TASK DETAILS: Below is a listing to transcribe in full and exactly; keep the pictures out.

DATA:
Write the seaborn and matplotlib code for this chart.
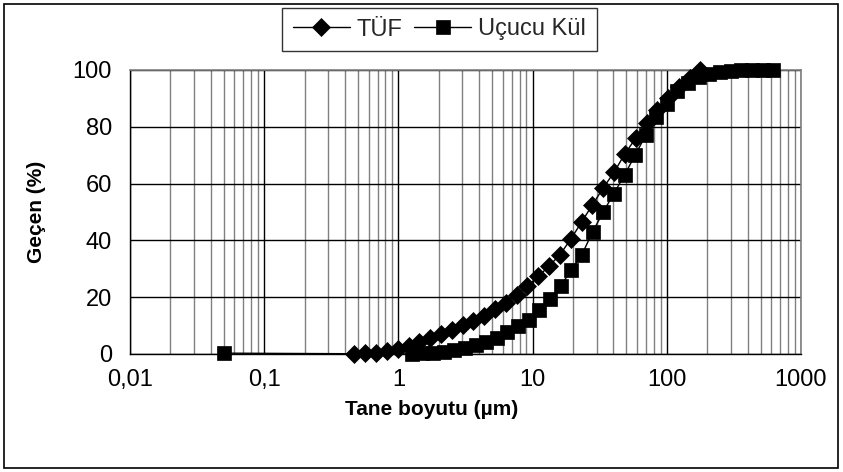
import matplotlib
matplotlib.use("Agg")
import matplotlib.pyplot as plt
import seaborn as sns
import pandas as pd
from matplotlib.ticker import LogLocator, NullFormatter
from matplotlib.patches import Rectangle

# ---- data ----
series_names = ["TÜF", "Uçucu Kül"]

tuf_size = [0.47, 0.566, 0.681, 0.82, 0.988, 1.19, 1.43, 1.72, 2.08, 2.5, 3.01,
            3.62, 4.36, 5.25, 6.32, 7.61, 9.16, 11.0, 13.3, 16.0, 19.3, 23.2,
            27.9, 33.6, 40.5, 48.7, 58.7, 70.6, 85.0, 102, 123, 148, 178]
tuf_pass = [0, 0.2, 0.5, 1.0, 1.8, 2.9, 4.2, 5.7, 7.1, 8.6, 10.1,
            11.5, 13.4, 15.7, 18.0, 20.8, 24.0, 27.3, 31.0, 35.0, 40.5, 46.5,
            52.5, 58.5, 64.0, 70.5, 76.0, 81.5, 86.0, 90.0, 94.0, 97.3, 100]

kul_size = [0.05, 1.26, 1.51, 1.81, 2.17, 2.61, 3.13, 3.76, 4.51, 5.41, 6.5,
            7.8, 9.35, 11.2, 13.5, 16.2, 19.4, 23.3, 28.0, 33.6, 40.3, 48.4,
            58.0, 69.7, 83.6, 100, 120, 144, 173, 208, 250, 300, 360, 432,
            518, 622]
kul_pass = [0.3, 0, 0.2, 0.5, 0.8, 1.5, 2.2, 3.2, 4.3, 5.8, 7.6,
            9.7, 11.8, 15.4, 19.5, 24.0, 29.5, 35.0, 43.0, 50.0, 56.5, 63.0,
            70.0, 77.0, 83.5, 88.0, 92.5, 95.5, 97.5, 98.5, 99.2, 99.6, 99.9,
            100, 100, 100]

x_ticks = [0.01, 0.1, 1, 10, 100, 1000]
x_tick_labels = ["0,01", "0,1", "1", "10", "100", "1000"]
y_ticks = [0, 20, 40, 60, 80, 100]
x_label = "Tane boyutu (µm)"
y_label = "Geçen (%)"

# ---- style ----
sns.set_style("white")
plt.rcParams["font.family"] = ["Liberation Sans", "DejaVu Sans"]

W, H = 843, 472
fig = plt.figure(figsize=(W / 100, H / 100), dpi=100)
fig.patch.set_facecolor("white")
ax = fig.add_axes([130 / W, 1 - 354 / H, (801 - 130) / W, (354 - 70) / H])

df_tuf = pd.DataFrame({"size": tuf_size, "pass": tuf_pass})
df_kul = pd.DataFrame({"size": kul_size, "pass": kul_pass})

sns.lineplot(data=df_tuf, x="size", y="pass", ax=ax, color="black", lw=1,
             marker="D", markersize=9, markeredgecolor="black",
             markeredgewidth=0.5, label=series_names[0], estimator=None,
             sort=False, clip_on=False, zorder=4)
sns.lineplot(data=df_kul, x="size", y="pass", ax=ax, color="black", lw=1,
             marker="s", markersize=10, markeredgecolor="black",
             markeredgewidth=0.5, label=series_names[1], estimator=None,
             sort=False, clip_on=False, zorder=5)

ax.set_xscale("log")
ax.set_xlim(x_ticks[0], x_ticks[-1])
ax.set_ylim(y_ticks[0], y_ticks[-1])
ax.set_xticks(x_ticks, labels=x_tick_labels)
ax.set_yticks(y_ticks)
ax.xaxis.set_minor_locator(LogLocator(base=10, subs=[2, 3, 4, 5, 6, 7, 8, 9]))
ax.xaxis.set_minor_formatter(NullFormatter())

ax.grid(which="minor", axis="x", color="#808080", lw=1)
ax.grid(which="major", axis="x", color="black", lw=1)
ax.grid(which="major", axis="y", color="black", lw=1)
ax.set_axisbelow(True)

for s in ["left", "bottom"]:
    ax.spines[s].set_color("black")
    ax.spines[s].set_linewidth(1)
for s in ["top", "right"]:
    ax.spines[s].set_color("#808080")
    ax.spines[s].set_linewidth(1.2)

ax.tick_params(axis="both", which="major", direction="out", length=6,
               width=1, color="black", labelsize=17, labelcolor="black")
ax.tick_params(axis="x", which="major", pad=5)
ax.tick_params(axis="y", which="major", pad=7)
ax.tick_params(axis="x", which="minor", length=0)

ax.set_xlabel(x_label, fontsize=15, fontweight="bold", color="black")
ax.set_ylabel(y_label, fontsize=15, fontweight="bold", color="black")
ax.xaxis.set_label_coords((432 - 130) / 671, (354 - 400) / 284)
ax.yaxis.set_label_coords((37 - 130) / 671, 0.5)
ax.yaxis.label.set_verticalalignment("center")

leg = ax.legend(loc="center", bbox_to_anchor=(439.5 / W, 1 - 29.5 / H),
                bbox_transform=fig.transFigure, ncol=2, fontsize=17,
                frameon=True, fancybox=False, shadow=False, borderpad=0.45,
                handlelength=2.4, handletextpad=0.3, columnspacing=0.5,
                borderaxespad=0)
leg.get_frame().set_edgecolor("black")
leg.get_frame().set_linewidth(1)

fig.patches.append(Rectangle((4 / W, 4 / H), (838 - 4) / W, (468 - 4) / H,
                             transform=fig.transFigure, fill=False,
                             edgecolor="black", lw=1.2))

fig.savefig("out.png", dpi=100, facecolor="white")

TASK SOLUTION:
Write the seaborn and matplotlib code for this chart.
import matplotlib
matplotlib.use("Agg")
import matplotlib.pyplot as plt
import seaborn as sns
import pandas as pd
from matplotlib.ticker import LogLocator, NullFormatter
from matplotlib.patches import Rectangle

# ---- data ----
series_names = ["TÜF", "Uçucu Kül"]

tuf_size = [0.47, 0.566, 0.681, 0.82, 0.988, 1.19, 1.43, 1.72, 2.08, 2.5, 3.01,
            3.62, 4.36, 5.25, 6.32, 7.61, 9.16, 11.0, 13.3, 16.0, 19.3, 23.2,
            27.9, 33.6, 40.5, 48.7, 58.7, 70.6, 85.0, 102, 123, 148, 178]
tuf_pass = [0, 0.2, 0.5, 1.0, 1.8, 2.9, 4.2, 5.7, 7.1, 8.6, 10.1,
            11.5, 13.4, 15.7, 18.0, 20.8, 24.0, 27.3, 31.0, 35.0, 40.5, 46.5,
            52.5, 58.5, 64.0, 70.5, 76.0, 81.5, 86.0, 90.0, 94.0, 97.3, 100]

kul_size = [0.05, 1.26, 1.51, 1.81, 2.17, 2.61, 3.13, 3.76, 4.51, 5.41, 6.5,
            7.8, 9.35, 11.2, 13.5, 16.2, 19.4, 23.3, 28.0, 33.6, 40.3, 48.4,
            58.0, 69.7, 83.6, 100, 120, 144, 173, 208, 250, 300, 360, 432,
            518, 622]
kul_pass = [0.3, 0, 0.2, 0.5, 0.8, 1.5, 2.2, 3.2, 4.3, 5.8, 7.6,
            9.7, 11.8, 15.4, 19.5, 24.0, 29.5, 35.0, 43.0, 50.0, 56.5, 63.0,
            70.0, 77.0, 83.5, 88.0, 92.5, 95.5, 97.5, 98.5, 99.2, 99.6, 99.9,
            100, 100, 100]

x_ticks = [0.01, 0.1, 1, 10, 100, 1000]
x_tick_labels = ["0,01", "0,1", "1", "10", "100", "1000"]
y_ticks = [0, 20, 40, 60, 80, 100]
x_label = "Tane boyutu (µm)"
y_label = "Geçen (%)"

# ---- style ----
sns.set_style("white")
plt.rcParams["font.family"] = ["Liberation Sans", "DejaVu Sans"]

W, H = 843, 472
fig = plt.figure(figsize=(W / 100, H / 100), dpi=100)
fig.patch.set_facecolor("white")
ax = fig.add_axes([130 / W, 1 - 354 / H, (801 - 130) / W, (354 - 70) / H])

df_tuf = pd.DataFrame({"size": tuf_size, "pass": tuf_pass})
df_kul = pd.DataFrame({"size": kul_size, "pass": kul_pass})

sns.lineplot(data=df_tuf, x="size", y="pass", ax=ax, color="black", lw=1,
             marker="D", markersize=9, markeredgecolor="black",
             markeredgewidth=0.5, label=series_names[0], estimator=None,
             sort=False, clip_on=False, zorder=4)
sns.lineplot(data=df_kul, x="size", y="pass", ax=ax, color="black", lw=1,
             marker="s", markersize=10, markeredgecolor="black",
             markeredgewidth=0.5, label=series_names[1], estimator=None,
             sort=False, clip_on=False, zorder=5)

ax.set_xscale("log")
ax.set_xlim(x_ticks[0], x_ticks[-1])
ax.set_ylim(y_ticks[0], y_ticks[-1])
ax.set_xticks(x_ticks, labels=x_tick_labels)
ax.set_yticks(y_ticks)
ax.xaxis.set_minor_locator(LogLocator(base=10, subs=[2, 3, 4, 5, 6, 7, 8, 9]))
ax.xaxis.set_minor_formatter(NullFormatter())

ax.grid(which="minor", axis="x", color="#808080", lw=1)
ax.grid(which="major", axis="x", color="black", lw=1)
ax.grid(which="major", axis="y", color="black", lw=1)
ax.set_axisbelow(True)

for s in ["left", "bottom"]:
    ax.spines[s].set_color("black")
    ax.spines[s].set_linewidth(1)
for s in ["top", "right"]:
    ax.spines[s].set_color("#808080")
    ax.spines[s].set_linewidth(1.2)

ax.tick_params(axis="both", which="major", direction="out", length=6,
               width=1, color="black", labelsize=17, labelcolor="black")
ax.tick_params(axis="x", which="major", pad=5)
ax.tick_params(axis="y", which="major", pad=7)
ax.tick_params(axis="x", which="minor", length=0)

ax.set_xlabel(x_label, fontsize=15, fontweight="bold", color="black")
ax.set_ylabel(y_label, fontsize=15, fontweight="bold", color="black")
ax.xaxis.set_label_coords((432 - 130) / 671, (354 - 400) / 284)
ax.yaxis.set_label_coords((37 - 130) / 671, 0.5)
ax.yaxis.label.set_verticalalignment("center")

leg = ax.legend(loc="center", bbox_to_anchor=(439.5 / W, 1 - 29.5 / H),
                bbox_transform=fig.transFigure, ncol=2, fontsize=17,
                frameon=True, fancybox=False, shadow=False, borderpad=0.45,
                handlelength=2.4, handletextpad=0.3, columnspacing=0.5,
                borderaxespad=0)
leg.get_frame().set_edgecolor("black")
leg.get_frame().set_linewidth(1)

fig.patches.append(Rectangle((4 / W, 4 / H), (838 - 4) / W, (468 - 4) / H,
                             transform=fig.transFigure, fill=False,
                             edgecolor="black", lw=1.2))

fig.savefig("out.png", dpi=100, facecolor="white")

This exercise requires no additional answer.